What you are asked to do:
Extract each line where the string "chart" shows up.

Source excerpt:
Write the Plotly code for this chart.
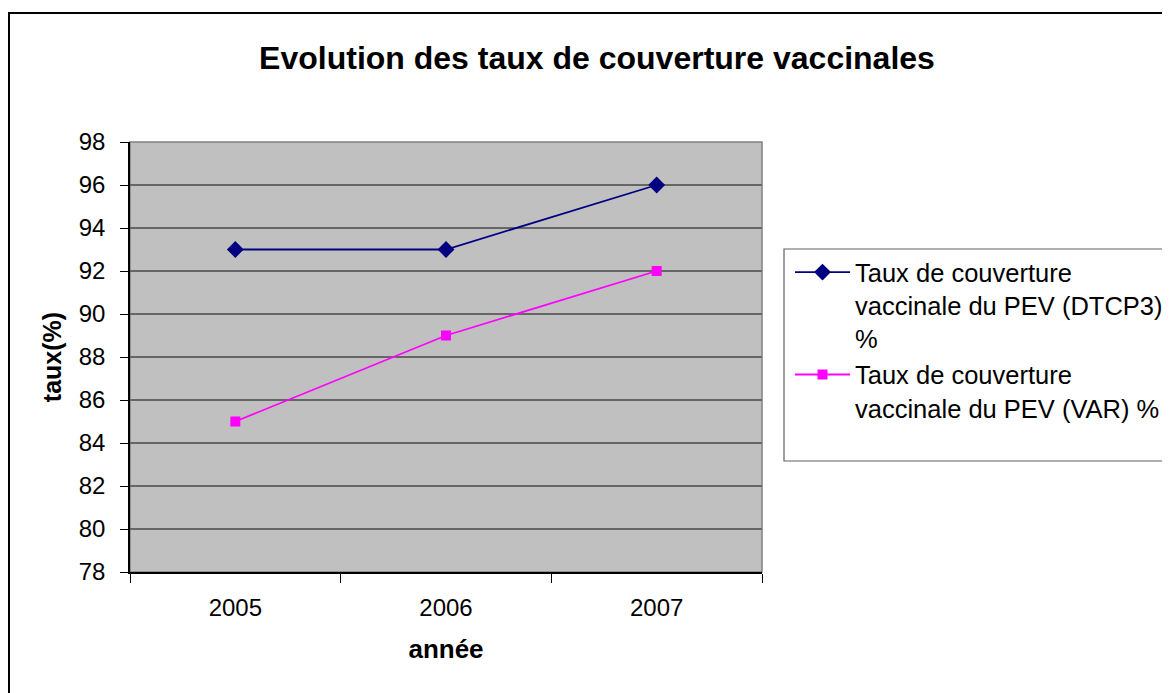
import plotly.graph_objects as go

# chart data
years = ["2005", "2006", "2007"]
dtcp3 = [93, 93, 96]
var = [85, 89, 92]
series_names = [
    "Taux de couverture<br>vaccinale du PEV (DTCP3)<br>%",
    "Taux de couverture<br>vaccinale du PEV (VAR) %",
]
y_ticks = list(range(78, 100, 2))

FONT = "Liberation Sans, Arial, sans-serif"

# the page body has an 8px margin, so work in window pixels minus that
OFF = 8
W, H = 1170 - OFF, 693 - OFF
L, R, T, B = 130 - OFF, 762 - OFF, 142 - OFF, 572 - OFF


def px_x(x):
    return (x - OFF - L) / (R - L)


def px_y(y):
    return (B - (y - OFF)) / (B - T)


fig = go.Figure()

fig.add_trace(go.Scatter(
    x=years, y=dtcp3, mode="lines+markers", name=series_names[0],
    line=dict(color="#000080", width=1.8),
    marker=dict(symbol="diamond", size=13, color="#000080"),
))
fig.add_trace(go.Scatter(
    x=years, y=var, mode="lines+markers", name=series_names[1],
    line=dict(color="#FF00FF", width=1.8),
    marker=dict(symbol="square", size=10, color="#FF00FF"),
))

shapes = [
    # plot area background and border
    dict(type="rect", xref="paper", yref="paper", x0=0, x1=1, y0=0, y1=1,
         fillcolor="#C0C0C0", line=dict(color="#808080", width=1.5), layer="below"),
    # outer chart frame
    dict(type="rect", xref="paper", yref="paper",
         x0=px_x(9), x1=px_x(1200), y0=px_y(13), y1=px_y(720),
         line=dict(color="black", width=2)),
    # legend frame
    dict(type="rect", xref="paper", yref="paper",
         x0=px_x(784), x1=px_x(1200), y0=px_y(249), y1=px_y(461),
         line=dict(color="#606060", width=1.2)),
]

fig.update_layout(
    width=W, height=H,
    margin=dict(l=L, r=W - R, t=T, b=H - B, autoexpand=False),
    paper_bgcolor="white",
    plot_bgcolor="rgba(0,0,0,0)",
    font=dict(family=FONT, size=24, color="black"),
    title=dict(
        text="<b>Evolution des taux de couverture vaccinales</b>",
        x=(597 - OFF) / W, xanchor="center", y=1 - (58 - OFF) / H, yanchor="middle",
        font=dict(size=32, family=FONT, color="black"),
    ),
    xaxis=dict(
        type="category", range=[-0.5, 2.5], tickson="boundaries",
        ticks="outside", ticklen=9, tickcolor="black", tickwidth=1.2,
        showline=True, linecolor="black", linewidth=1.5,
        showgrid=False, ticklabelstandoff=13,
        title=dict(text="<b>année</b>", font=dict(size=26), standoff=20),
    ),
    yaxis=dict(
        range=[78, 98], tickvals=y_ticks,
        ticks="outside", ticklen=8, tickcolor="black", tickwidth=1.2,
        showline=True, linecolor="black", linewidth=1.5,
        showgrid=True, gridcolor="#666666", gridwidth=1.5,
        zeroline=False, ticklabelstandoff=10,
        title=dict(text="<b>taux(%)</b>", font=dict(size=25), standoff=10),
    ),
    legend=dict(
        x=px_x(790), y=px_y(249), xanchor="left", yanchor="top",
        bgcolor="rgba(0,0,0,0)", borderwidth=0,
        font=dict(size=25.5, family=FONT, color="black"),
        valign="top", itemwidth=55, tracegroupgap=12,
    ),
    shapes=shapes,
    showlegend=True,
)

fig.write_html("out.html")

The result:
Write the Plotly code for this chart.
# chart data
    # outer chart frame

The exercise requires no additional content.